It’s been used to date objects tens of thousands of years old, from fossil forests to the Dead Sea Scrolls, but in just a few decades, a tool that revolutionized archaeology could turn into little more than an artifact of a bygone era.
Radiocarbon dating may be the latest unintended victim of our burning of fossil fuels for energy. By 2020, carbon emissions will start to affect the technique, and by 2050, new organic material could be indistinguishable from artifacts from as far back as AD 1050, according to research by Heather Graven, a lecturer at Imperial College London.
The technique relies on the fraction of radioactive carbon relative to total carbon. Shortly after World War II, Willard Libby discovered that, with knowledge of carbon-14’s predictable decay rate, he could accurately date objects that contained carbon by measuring the ratio of carbon-14 to all carbon in the sample. The less carbon-14 to total carbon, the older the artifact. Since only living plants and animals can incorporate new carbon-14, the technique became a reliable measure for historical artifacts. The problem is, as we’ve pumped more carbon dioxide into the atmosphere, we’ve unwittingly increased the total carbon side of the equation.
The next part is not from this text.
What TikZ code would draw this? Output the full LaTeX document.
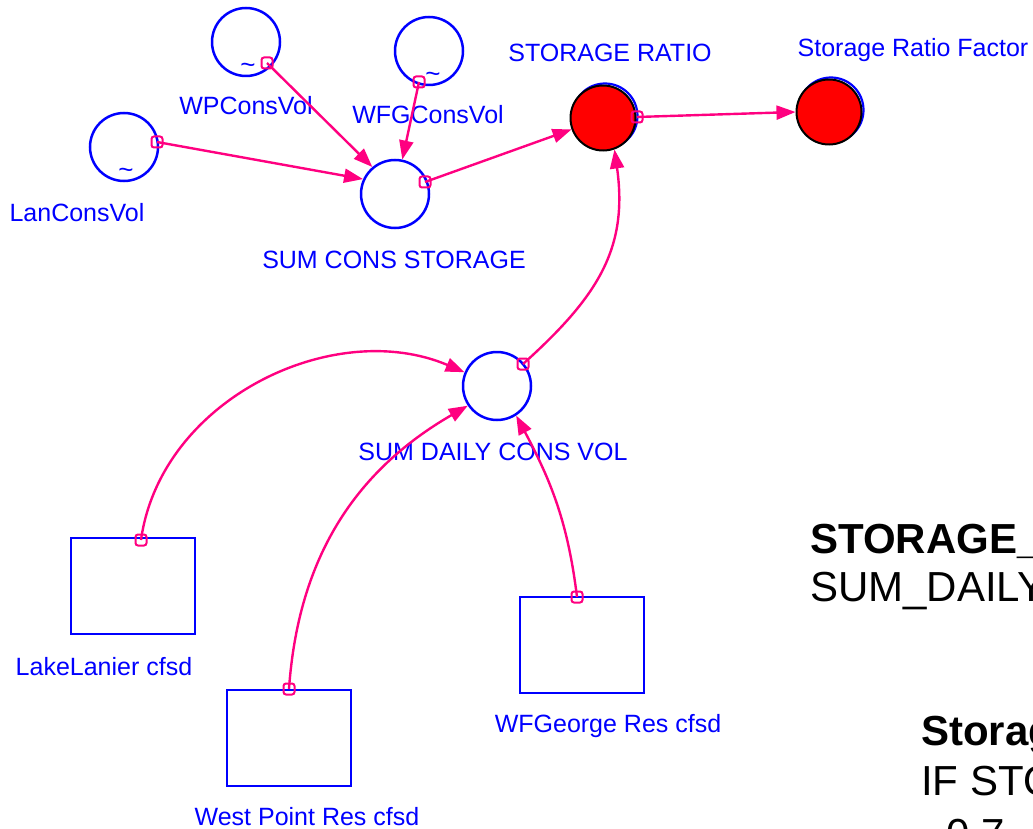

Here’s Matt McGrath, reporting for BBC News:
At current rates of emissions increase, according to the research, a new piece of clothing in 2050 would have the same carbon date as a robe worn by William the Conqueror 1,000 years earlier.
“It really depends on how much emissions increase or decrease over the next century, in terms of how strong this dilution effect gets,” said Dr Graven.
“If we reduce emissions rapidly we might stay around a carbon age of 100 years in the atmosphere but if we strongly increase emissions we could get to an age of 1,000 years by 2050 and around 2,000 years by 2100.”
Scientists have been anticipating the diminished accuracy of radiocarbon dating as we’ve continued to burn more fossil fuels, but they didn’t have a firm grasp of how quickly it could go south. In the worst case scenario, we would no longer be able date artifacts younger than 2,000 years old. Put another way, by the end of the century, a test of the Shroud of Turn wouldn’t be able to definitively distinguished the famous piece of linen from a forgery made today.